Can incentives help our industry?

Ken Clark

How would this sound for a stump speech on the presidential campaign trail: “As president, I promise to send $600 checks to voters, several times a year.”

If any opponent would dare criticize the policy as irresponsible, he (or she) could be attacked as “soft on sending $600 checks to Americans.”

The scenario sounds comical. But here we are discussing a $150 billion or so stimulus package that includes a wildly popular “tax rebate,” (that would actually require federal borrowing) to send “stipends” of $300 to $1,200 to middle class Americans.

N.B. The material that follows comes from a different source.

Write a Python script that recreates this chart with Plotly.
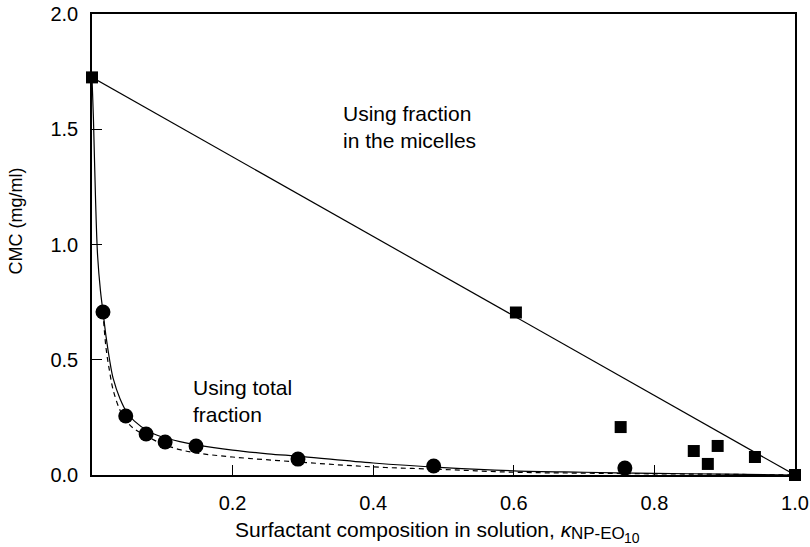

Most of the people I’ve talked to subscribe to the theory that individuals know how to use their money better than tax collectors and governments. Furthermore, any shift of money from the tax collector to the tax payer is a good thing.

Sure. Lower taxes are one thing and lead to freedom of the consumer to choose. But borrowing money from future generations so that today’s Americans can enjoy a quick dose of retail therapy, a few hundred dollars a pop, seems to me to be quite another.

At one of the recent presidential debates, candidate Mike Huckabee, the Arkansas governor, a rare opponent of the policy, quipped “We’ll probably end up borrowing this $150 billion from the Chinese.”

Happily, there are better proposals on the table. Ones that might actually stimulate long-term spending, or even home purchases. The National Association of Home Builders rightly pointed to the need for housing incentives to be included in the package. (See Web Exclusives at .) Tax credits for new home purchase and revitalizing the Federal Housing Authority are among the proposals.

A few hundred bucks could be gone in a week, but the purchase of a house inspires a hundred trips to the home center or hardware store and chips away at the excess inventory. Not a bad combination, election year or not.

It’s only natural in this election year that there are a lot of ideas about how best to run the country.

If our democracy is to thrive in the 21st century, we need an active press to examine where candidates stand on the important issues. Too much of the media coverage is of the horse-race variety—who is winning in this state, who is favored in that state.

Home Channel News can’t reform the U.S. media, but we can offer a “Home Channel Presidential Campaign Scorecard.” It’s on page 38. Associate editor Kate Fazzini gathered positions from the most powerful contenders left in the race (at press time) and distilled policy positions in areas affecting our industry.